#### Code that draws figures:
:::

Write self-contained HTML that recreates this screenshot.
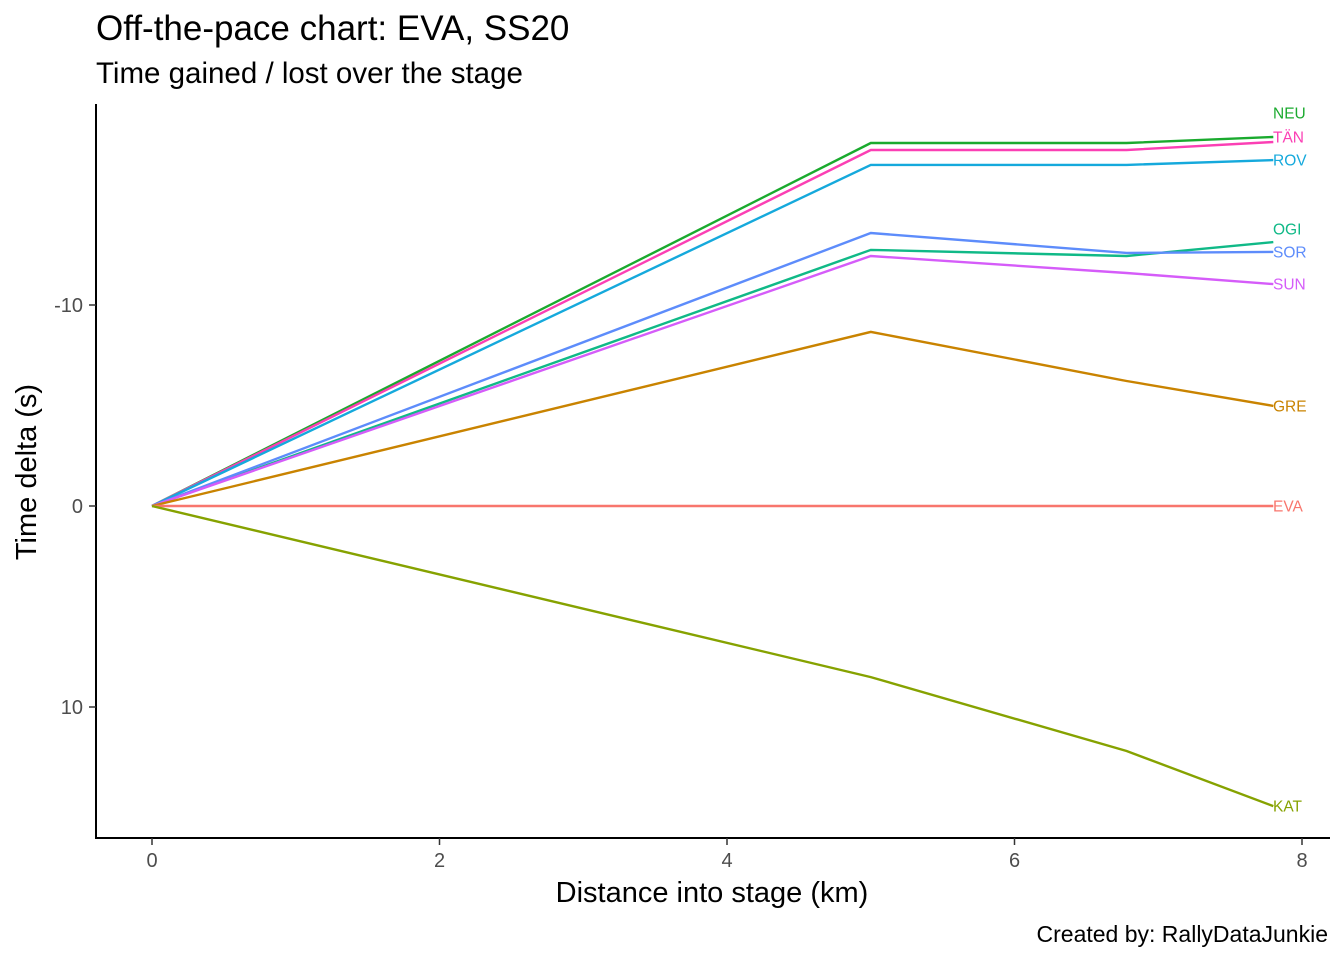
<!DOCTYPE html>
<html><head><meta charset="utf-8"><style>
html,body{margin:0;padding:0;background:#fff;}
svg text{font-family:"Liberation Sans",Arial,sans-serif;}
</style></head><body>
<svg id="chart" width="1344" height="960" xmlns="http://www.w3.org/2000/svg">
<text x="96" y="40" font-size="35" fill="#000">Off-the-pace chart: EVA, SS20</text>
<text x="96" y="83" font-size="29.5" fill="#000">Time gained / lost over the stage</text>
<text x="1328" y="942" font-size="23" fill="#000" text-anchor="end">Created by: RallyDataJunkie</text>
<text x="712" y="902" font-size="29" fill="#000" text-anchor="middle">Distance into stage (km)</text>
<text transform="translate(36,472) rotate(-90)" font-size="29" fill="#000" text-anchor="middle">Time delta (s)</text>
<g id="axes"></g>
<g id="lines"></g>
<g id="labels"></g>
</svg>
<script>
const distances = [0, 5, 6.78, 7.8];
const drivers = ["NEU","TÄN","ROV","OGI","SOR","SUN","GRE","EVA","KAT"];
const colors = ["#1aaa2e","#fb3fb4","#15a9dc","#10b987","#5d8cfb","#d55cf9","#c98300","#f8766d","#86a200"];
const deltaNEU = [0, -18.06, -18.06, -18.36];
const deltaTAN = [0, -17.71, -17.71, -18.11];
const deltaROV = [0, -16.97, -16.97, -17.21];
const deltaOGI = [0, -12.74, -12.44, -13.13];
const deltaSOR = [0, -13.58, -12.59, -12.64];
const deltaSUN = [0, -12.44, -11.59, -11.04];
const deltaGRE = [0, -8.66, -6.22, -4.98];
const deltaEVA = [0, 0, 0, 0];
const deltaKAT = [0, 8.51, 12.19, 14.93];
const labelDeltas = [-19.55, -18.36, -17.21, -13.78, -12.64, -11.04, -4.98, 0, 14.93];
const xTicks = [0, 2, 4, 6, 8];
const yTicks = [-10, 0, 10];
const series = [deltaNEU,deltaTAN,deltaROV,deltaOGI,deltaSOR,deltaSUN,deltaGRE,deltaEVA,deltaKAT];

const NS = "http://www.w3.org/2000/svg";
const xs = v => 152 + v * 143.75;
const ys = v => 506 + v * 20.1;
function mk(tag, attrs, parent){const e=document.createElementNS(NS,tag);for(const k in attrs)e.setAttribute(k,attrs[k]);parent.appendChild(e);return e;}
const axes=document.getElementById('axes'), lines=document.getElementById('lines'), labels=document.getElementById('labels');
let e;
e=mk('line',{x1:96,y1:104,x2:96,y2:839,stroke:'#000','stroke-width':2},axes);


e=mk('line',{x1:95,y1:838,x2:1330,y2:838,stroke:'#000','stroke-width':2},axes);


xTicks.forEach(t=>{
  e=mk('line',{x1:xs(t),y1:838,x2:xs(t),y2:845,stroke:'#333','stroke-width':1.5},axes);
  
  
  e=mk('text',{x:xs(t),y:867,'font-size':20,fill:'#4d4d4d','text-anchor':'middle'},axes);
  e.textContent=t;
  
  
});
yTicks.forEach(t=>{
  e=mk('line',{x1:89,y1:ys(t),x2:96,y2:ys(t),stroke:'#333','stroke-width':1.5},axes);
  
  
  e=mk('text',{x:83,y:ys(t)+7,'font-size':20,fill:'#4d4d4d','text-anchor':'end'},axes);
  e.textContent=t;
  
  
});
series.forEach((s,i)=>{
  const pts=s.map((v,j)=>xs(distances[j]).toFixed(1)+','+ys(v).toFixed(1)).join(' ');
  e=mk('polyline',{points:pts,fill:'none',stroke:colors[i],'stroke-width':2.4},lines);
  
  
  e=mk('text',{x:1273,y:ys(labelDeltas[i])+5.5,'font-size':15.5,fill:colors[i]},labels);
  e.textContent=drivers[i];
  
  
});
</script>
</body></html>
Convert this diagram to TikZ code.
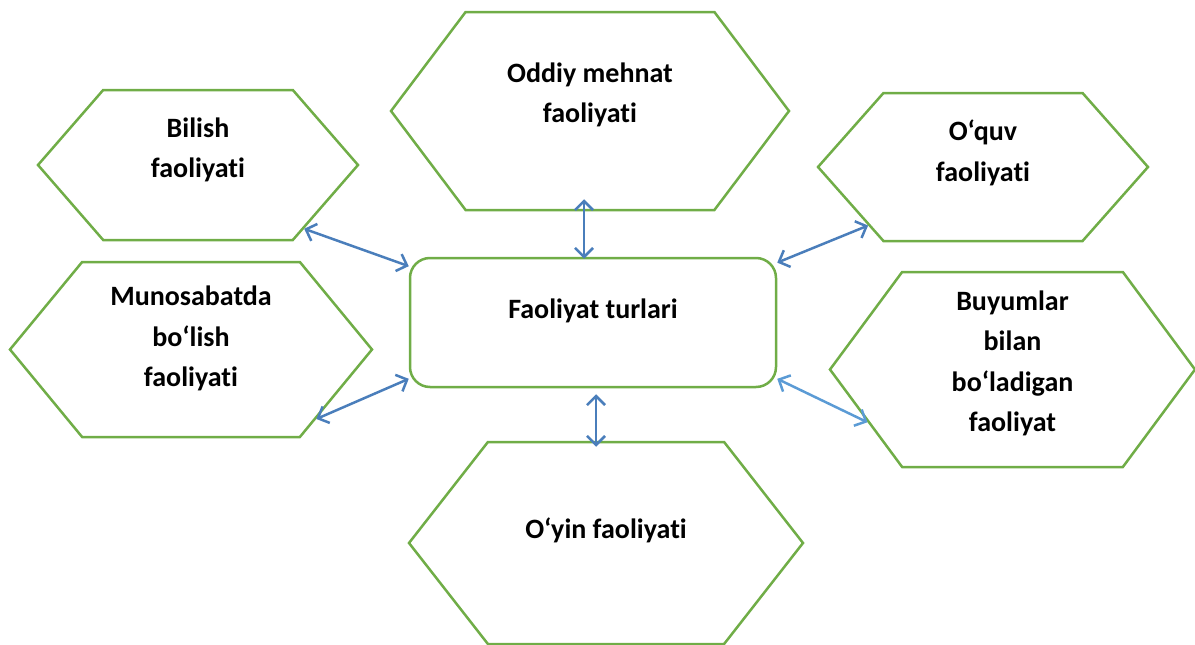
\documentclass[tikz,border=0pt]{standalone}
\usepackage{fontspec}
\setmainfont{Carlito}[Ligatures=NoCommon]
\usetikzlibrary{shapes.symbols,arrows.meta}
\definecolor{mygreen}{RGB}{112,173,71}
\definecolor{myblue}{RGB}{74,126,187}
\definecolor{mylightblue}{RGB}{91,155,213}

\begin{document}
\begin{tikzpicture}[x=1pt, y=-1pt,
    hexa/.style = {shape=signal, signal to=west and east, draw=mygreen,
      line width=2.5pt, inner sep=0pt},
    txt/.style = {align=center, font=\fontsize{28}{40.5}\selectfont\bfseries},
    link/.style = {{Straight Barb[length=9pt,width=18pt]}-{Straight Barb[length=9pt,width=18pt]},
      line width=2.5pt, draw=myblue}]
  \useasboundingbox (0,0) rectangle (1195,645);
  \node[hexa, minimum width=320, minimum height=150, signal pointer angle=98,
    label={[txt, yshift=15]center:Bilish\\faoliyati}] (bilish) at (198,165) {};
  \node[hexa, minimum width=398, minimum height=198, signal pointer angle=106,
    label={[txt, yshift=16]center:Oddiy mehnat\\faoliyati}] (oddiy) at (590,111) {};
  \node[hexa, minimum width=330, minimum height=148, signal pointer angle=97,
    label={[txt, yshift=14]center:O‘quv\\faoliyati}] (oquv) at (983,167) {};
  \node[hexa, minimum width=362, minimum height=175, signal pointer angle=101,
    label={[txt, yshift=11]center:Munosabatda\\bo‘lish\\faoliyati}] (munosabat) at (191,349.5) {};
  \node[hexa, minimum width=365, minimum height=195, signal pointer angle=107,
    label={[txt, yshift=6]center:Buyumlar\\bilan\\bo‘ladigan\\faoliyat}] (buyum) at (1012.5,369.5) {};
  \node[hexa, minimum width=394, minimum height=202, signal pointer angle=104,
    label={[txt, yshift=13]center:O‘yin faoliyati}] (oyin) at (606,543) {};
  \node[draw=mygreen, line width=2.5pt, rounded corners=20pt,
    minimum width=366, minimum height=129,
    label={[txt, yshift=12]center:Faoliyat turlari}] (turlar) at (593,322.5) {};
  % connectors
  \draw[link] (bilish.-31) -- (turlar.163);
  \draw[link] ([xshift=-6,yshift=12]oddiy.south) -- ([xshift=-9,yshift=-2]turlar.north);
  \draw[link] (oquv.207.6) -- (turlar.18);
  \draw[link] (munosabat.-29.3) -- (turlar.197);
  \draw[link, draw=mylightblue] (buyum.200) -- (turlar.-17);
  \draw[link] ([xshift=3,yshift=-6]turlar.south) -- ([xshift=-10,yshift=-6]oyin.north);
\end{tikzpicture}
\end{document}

:::

#### Your goal:
All records should be output exactly, with the pictures left out.

#### Solution for this task:
Write self-contained HTML that recreates this screenshot.
<!DOCTYPE html>
<html><head><meta charset="utf-8"><style>
html,body{margin:0;padding:0;background:#fff;}
svg text{font-family:"Liberation Sans",Arial,sans-serif;}
</style></head><body>
<svg id="chart" width="1344" height="960" xmlns="http://www.w3.org/2000/svg">
<text x="96" y="40" font-size="35" fill="#000">Off-the-pace chart: EVA, SS20</text>
<text x="96" y="83" font-size="29.5" fill="#000">Time gained / lost over the stage</text>
<text x="1328" y="942" font-size="23" fill="#000" text-anchor="end">Created by: RallyDataJunkie</text>
<text x="712" y="902" font-size="29" fill="#000" text-anchor="middle">Distance into stage (km)</text>
<text transform="translate(36,472) rotate(-90)" font-size="29" fill="#000" text-anchor="middle">Time delta (s)</text>
<g id="axes"></g>
<g id="lines"></g>
<g id="labels"></g>
</svg>
<script>
const distances = [0, 5, 6.78, 7.8];
const drivers = ["NEU","TÄN","ROV","OGI","SOR","SUN","GRE","EVA","KAT"];
const colors = ["#1aaa2e","#fb3fb4","#15a9dc","#10b987","#5d8cfb","#d55cf9","#c98300","#f8766d","#86a200"];
const deltaNEU = [0, -18.06, -18.06, -18.36];
const deltaTAN = [0, -17.71, -17.71, -18.11];
const deltaROV = [0, -16.97, -16.97, -17.21];
const deltaOGI = [0, -12.74, -12.44, -13.13];
const deltaSOR = [0, -13.58, -12.59, -12.64];
const deltaSUN = [0, -12.44, -11.59, -11.04];
const deltaGRE = [0, -8.66, -6.22, -4.98];
const deltaEVA = [0, 0, 0, 0];
const deltaKAT = [0, 8.51, 12.19, 14.93];
const labelDeltas = [-19.55, -18.36, -17.21, -13.78, -12.64, -11.04, -4.98, 0, 14.93];
const xTicks = [0, 2, 4, 6, 8];
const yTicks = [-10, 0, 10];
const series = [deltaNEU,deltaTAN,deltaROV,deltaOGI,deltaSOR,deltaSUN,deltaGRE,deltaEVA,deltaKAT];

const NS = "http://www.w3.org/2000/svg";
const xs = v => 152 + v * 143.75;
const ys = v => 506 + v * 20.1;
function mk(tag, attrs, parent){const e=document.createElementNS(NS,tag);for(const k in attrs)e.setAttribute(k,attrs[k]);parent.appendChild(e);return e;}
const axes=document.getElementById('axes'), lines=document.getElementById('lines'), labels=document.getElementById('labels');
let e;
e=mk('line',{x1:96,y1:104,x2:96,y2:839,stroke:'#000','stroke-width':2},axes);


e=mk('line',{x1:95,y1:838,x2:1330,y2:838,stroke:'#000','stroke-width':2},axes);


xTicks.forEach(t=>{
  e=mk('line',{x1:xs(t),y1:838,x2:xs(t),y2:845,stroke:'#333','stroke-width':1.5},axes);
  
  
  e=mk('text',{x:xs(t),y:867,'font-size':20,fill:'#4d4d4d','text-anchor':'middle'},axes);
  e.textContent=t;
  
  
});
yTicks.forEach(t=>{
  e=mk('line',{x1:89,y1:ys(t),x2:96,y2:ys(t),stroke:'#333','stroke-width':1.5},axes);
  
  
  e=mk('text',{x:83,y:ys(t)+7,'font-size':20,fill:'#4d4d4d','text-anchor':'end'},axes);
  e.textContent=t;
  
  
});
series.forEach((s,i)=>{
  const pts=s.map((v,j)=>xs(distances[j]).toFixed(1)+','+ys(v).toFixed(1)).join(' ');
  e=mk('polyline',{points:pts,fill:'none',stroke:colors[i],'stroke-width':2.4},lines);
  
  
  e=mk('text',{x:1273,y:ys(labelDeltas[i])+5.5,'font-size':15.5,fill:colors[i]},labels);
  e.textContent=drivers[i];
  
  
});
</script>
</body></html>
Convert this diagram to TikZ code.
\documentclass[tikz,border=0pt]{standalone}
\usepackage{fontspec}
\setmainfont{Carlito}[Ligatures=NoCommon]
\usetikzlibrary{shapes.symbols,arrows.meta}
\definecolor{mygreen}{RGB}{112,173,71}
\definecolor{myblue}{RGB}{74,126,187}
\definecolor{mylightblue}{RGB}{91,155,213}

\begin{document}
\begin{tikzpicture}[x=1pt, y=-1pt,
    hexa/.style = {shape=signal, signal to=west and east, draw=mygreen,
      line width=2.5pt, inner sep=0pt},
    txt/.style = {align=center, font=\fontsize{28}{40.5}\selectfont\bfseries},
    link/.style = {{Straight Barb[length=9pt,width=18pt]}-{Straight Barb[length=9pt,width=18pt]},
      line width=2.5pt, draw=myblue}]
  \useasboundingbox (0,0) rectangle (1195,645);
  \node[hexa, minimum width=320, minimum height=150, signal pointer angle=98,
    label={[txt, yshift=15]center:Bilish\\faoliyati}] (bilish) at (198,165) {};
  \node[hexa, minimum width=398, minimum height=198, signal pointer angle=106,
    label={[txt, yshift=16]center:Oddiy mehnat\\faoliyati}] (oddiy) at (590,111) {};
  \node[hexa, minimum width=330, minimum height=148, signal pointer angle=97,
    label={[txt, yshift=14]center:O‘quv\\faoliyati}] (oquv) at (983,167) {};
  \node[hexa, minimum width=362, minimum height=175, signal pointer angle=101,
    label={[txt, yshift=11]center:Munosabatda\\bo‘lish\\faoliyati}] (munosabat) at (191,349.5) {};
  \node[hexa, minimum width=365, minimum height=195, signal pointer angle=107,
    label={[txt, yshift=6]center:Buyumlar\\bilan\\bo‘ladigan\\faoliyat}] (buyum) at (1012.5,369.5) {};
  \node[hexa, minimum width=394, minimum height=202, signal pointer angle=104,
    label={[txt, yshift=13]center:O‘yin faoliyati}] (oyin) at (606,543) {};
  \node[draw=mygreen, line width=2.5pt, rounded corners=20pt,
    minimum width=366, minimum height=129,
    label={[txt, yshift=12]center:Faoliyat turlari}] (turlar) at (593,322.5) {};
  % connectors
  \draw[link] (bilish.-31) -- (turlar.163);
  \draw[link] ([xshift=-6,yshift=12]oddiy.south) -- ([xshift=-9,yshift=-2]turlar.north);
  \draw[link] (oquv.207.6) -- (turlar.18);
  \draw[link] (munosabat.-29.3) -- (turlar.197);
  \draw[link, draw=mylightblue] (buyum.200) -- (turlar.-17);
  \draw[link] ([xshift=3,yshift=-6]turlar.south) -- ([xshift=-10,yshift=-6]oyin.north);
\end{tikzpicture}
\end{document}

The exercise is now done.